Several car bombs have exploded in and near Baghdad, killing at least 10 people and wounding many more. The blasts come as Iraqis are still coming to grips with news of Saddam Hussein's capture, and they indicate that the resistance to the U.S.-led occupation is far from over.
Car bombs exploded outside two police stations early Monday, a day after news broke that coalition forces had captured Saddam Hussein. The deadliest blast went off in the town of Husseiniyah, about 18 kilometers north of Baghdad. It left a meter-deep crater in the ground outside the police station and killed a number of the officers stationed there.
The other bomb exploded in the Amiriyah neighborhood in western Baghdad, outside the Iraqi police bureau of criminal investigations.
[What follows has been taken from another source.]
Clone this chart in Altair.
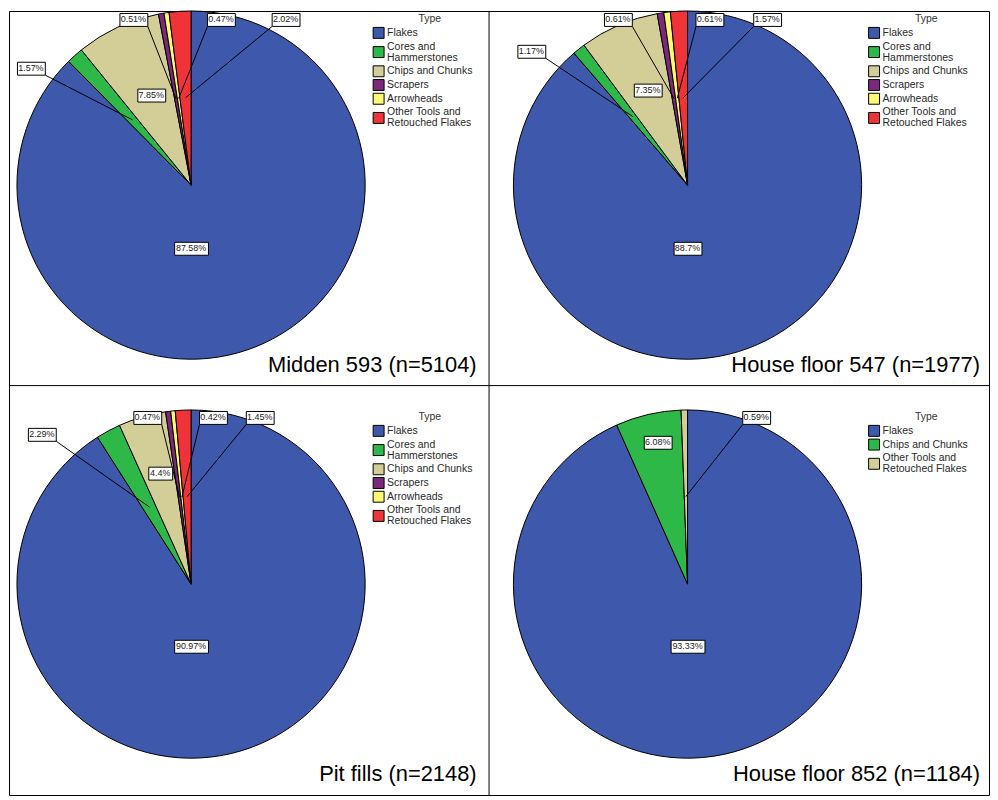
import altair as alt
import pandas as pd

FONT = "Liberation Sans, Arial, sans-serif"

# ---- data -------------------------------------------------------------
TYPES6 = ["Flakes", "Cores and Hammerstones", "Chips and Chunks",
          "Scrapers", "Arrowheads", "Other Tools and Retouched Flakes"]
COLORS6 = ["#3E58AC", "#2EB848", "#D3CE97", "#7C287D", "#FBF873", "#EF3338"]

midden_pct = [87.58, 1.57, 7.85, 0.51, 0.47, 2.02]
hf547_pct = [88.7, 1.17, 7.35, 0.61, 0.61, 1.57]
pit_pct = [90.97, 2.29, 4.4, 0.47, 0.42, 1.45]

TYPES3 = ["Flakes", "Chips and Chunks", "Other Tools and Retouched Flakes"]
COLORS3 = ["#3E58AC", "#2EB848", "#D3CE97"]
hf852_pct = [93.33, 6.08, 0.59]

TITLES = ["Midden 593 (n=5104)", "House floor 547 (n=1977)",
          "Pit fills (n=2148)", "House floor 852 (n=1184)"]

# legend label line breaks (text style only)
BREAKS = {"Cores and Hammerstones": "Cores and|Hammerstones",
          "Other Tools and Retouched Flakes": "Other Tools and|Retouched Flakes"}

# ---- layout -----------------------------------------------------------
# label box offsets from pie centre, outside = leader line drawn
midden_boxes = [(0, 63, False), (-161, -118, True), (-40, -91, False),
                (-58, -167, True), (30, -167, True), (95, -167, True)]
hf547_boxes = [(0, 63, False), (-157, -135, True), (-40, -96, False),
               (-70, -167, True), (22, -167, True), (80, -167, True)]
pit_boxes = [(0, 62, False), (-150, -151, True), (-31, -112, False),
             (-44, -168, True), (22, -168, True), (69, -168, True)]
hf852_boxes = [(0, 62, False), (-30, -143, False), (69, -168, True)]

O = 9                      # page position of the chart origin
W, H = 985, 788            # whole framed area
DIV_X, DIV_Y = 491.5, 385.5  # panel dividers (page coordinates)
RADIUS = 175
LINE_H, ENTRY_H = 11, 13.8


def P(v):
    return v - O


def panel_layers(types, pct, colors, boxes, title, center, title_pos, legend_pos):
    cx, cy = P(center[0]), P(center[1])
    scale = alt.Scale(domain=types, range=colors)
    df = pd.DataFrame({
        "type": types,
        "pct": pct,
        "idx": list(range(len(types))),
        "label": [f"{v:g}%" for v in pct],
        "dx": [b[0] for b in boxes],
        "dy": [b[1] for b in boxes],
        "outside": [b[2] for b in boxes],
    })
    base = alt.Chart(df)
    arcs = base.mark_arc(outerRadius=RADIUS, stroke="black", strokeWidth=1).encode(
        theta=alt.Theta("pct:Q", stack=True),
        order=alt.Order("idx:Q", sort="ascending"),
        color=alt.Color("type:N", scale=scale, legend=None),
        x=alt.value(cx),
        y=alt.value(cy),
    )
    geo = base.transform_window(
        cum="sum(pct)", sort=[alt.SortField("idx", order="ascending")], frame=[None, 0]
    ).transform_calculate(
        mid="(datum.cum - datum.pct / 2) / 100 * 2 * PI",
        ax=f"{cx} + 88 * sin(datum.mid)",
        ay=f"{cy} - 88 * cos(datum.mid)",
        bx=f"{cx} + datum.dx",
        by=f"{cy} + datum.dy",
        hw="(9 * (0.556 * (length(datum.label) - 2) + 1.167) + 3) / 2",
        x0="round(datum.bx - datum.hw) + 0.5",
        x1="round(datum.bx + datum.hw) + 0.5",
        y0="round(datum.by - 6.5) + 0.5",
        y1="round(datum.by + 6.5) + 0.5",
        ex="datum.bx < datum.ax ? datum.x1 : datum.x0",
        ey="datum.y1",
    )
    rules = geo.transform_filter("datum.outside").mark_rule(color="black", strokeWidth=1).encode(
        x=alt.X("ax:Q", scale=None, axis=None),
        y=alt.Y("ay:Q", scale=None, axis=None),
        x2="ex:Q",
        y2="ey:Q",
    )
    rects = geo.mark_rect(fill="white", stroke="black", strokeWidth=1).encode(
        x=alt.X("x0:Q", scale=None, axis=None),
        x2="x1:Q",
        y=alt.Y("y0:Q", scale=None, axis=None),
        y2="y1:Q",
    )
    texts = geo.mark_text(fontSize=9, font=FONT, color="#222", align="center",
                          baseline="middle").encode(
        x=alt.X("bx:Q", scale=None, axis=None),
        y=alt.Y("by:Q", scale=None, axis=None),
        text="label:N",
    )
    ttl = alt.Chart(pd.DataFrame({"t": [title]})).mark_text(
        fontSize=22, font=FONT, color="black", align="right", baseline="alphabetic"
    ).encode(text="t:N", x=alt.value(P(title_pos[0])), y=alt.value(P(title_pos[1])))

    # ---- legend (symbol column + wrapped labels) ----
    sym_left, type_cx, type_cy = P(legend_pos[0]), P(legend_pos[1]), P(legend_pos[2])
    lbl = [BREAKS.get(t, t) for t in types]
    ldf = pd.DataFrame({
        "type": types,
        "idx": list(range(len(types))),
        "lbl": lbl,
        "nl": [s.count("|") + 1 for s in lbl],
    })
    lg = alt.Chart(ldf).transform_calculate(
        step=f"(datum.nl - 1) * {LINE_H} + {ENTRY_H}"
    ).transform_window(
        cum="sum(step)", sort=[alt.SortField("idx", order="ascending")], frame=[None, 0]
    ).transform_calculate(
        yfirst=f"{type_cy} + 14 + datum.cum - datum.step",
        ysym=f"datum.yfirst + (datum.nl - 1) * {LINE_H / 2}",
        lines="split(datum.lbl, '|')",
    )
    syms = lg.mark_square(size=121, filled=True, stroke="black", strokeWidth=1,
                          opacity=1).encode(
        x=alt.value(sym_left + 5.5),
        y=alt.Y("ysym:Q", scale=None, axis=None),
        color=alt.Color("type:N", scale=scale, legend=None),
    )
    ltxt = lg.mark_text(fontSize=10.5, font=FONT, color="#2a2a2a", align="left",
                        baseline="middle", lineHeight=LINE_H).encode(
        x=alt.value(sym_left + 14),
        y=alt.Y("yfirst:Q", scale=None, axis=None),
        text="lines:N",
    )
    ltitle = alt.Chart(pd.DataFrame({"t": ["Type"]})).mark_text(
        fontSize=10.5, font=FONT, color="#333", align="center", baseline="middle"
    ).encode(text="t:N", x=alt.value(type_cx), y=alt.value(type_cy))
    return [arcs, rules, rects, texts, ttl, syms, ltxt, ltitle]


layers = []
layers += panel_layers(TYPES6, midden_pct, COLORS6, midden_boxes, TITLES[0],
                       (192, 184), (479, 372), (375, 432, 17))
layers += panel_layers(TYPES6, hf547_pct, COLORS6, hf547_boxes, TITLES[1],
                       (691, 184), (985, 372), (873, 931, 17))
layers += panel_layers(TYPES6, pit_pct, COLORS6, pit_boxes, TITLES[2],
                       (192, 585), (479, 783), (375, 432, 417))
layers += panel_layers(TYPES3, hf852_pct, COLORS3, hf852_boxes, TITLES[3],
                       (691, 585), (985, 783), (873, 931, 417))

frame_df = pd.DataFrame({"k": ["divider"]})
vdiv = alt.Chart(frame_df).mark_rule(color="black", strokeWidth=1).encode(
    x=alt.value(P(DIV_X)), y=alt.value(0), y2=alt.value(H))
hdiv = alt.Chart(frame_df).mark_rule(color="black", strokeWidth=1).encode(
    y=alt.value(P(DIV_Y)), x=alt.value(0), x2=alt.value(W))

chart = alt.layer(vdiv, hdiv, *layers).resolve_scale(
    color="independent", theta="independent"
).properties(
    width=W, height=H,
    padding={"left": 1, "top": 1, "right": 1, "bottom": 1},
    autosize=alt.AutoSizeParams(type="none"),
    background="white",
).configure_view(stroke="black", strokeWidth=1)

chart.save("out.html", embed_options={"renderer": "svg", "actions": False})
Iraqi police found a third car bomb outside the same Amiriyah police station, but demolition experts managed to defuse it before it exploded.
Sergeant Luay Abdul Hamid of the Iraqi civil defense force was about 400 meters away from the first Amiriyah bomb when it went off. Sergeant Hamid says we heard the explosion and then ran to help the wounded police officers. It was a suicide bombing. He says the first car exploded, and the second arrived a few minutes later but did not blow up.
Witnesses say the driver of the second car ran away from the explosive-packed vehicle after police and U.S. soldiers opened fire on him. He returned fire and ran into a nearby building. U.S. troops in tanks have sealed off the area around the police station with razor wire.
Iraqi people and coalition officials alike had feared an immediate upsurge in violence following the arrest of Saddam, and the sudden wave of attacks indicates those fears are being realized.
The coalition believes remnants of Saddam's regime have spearheaded many of the attacks. But military officials also say there are some foreign elements at work in Iraq, trying to undermine the coalition's efforts to stabilize the country.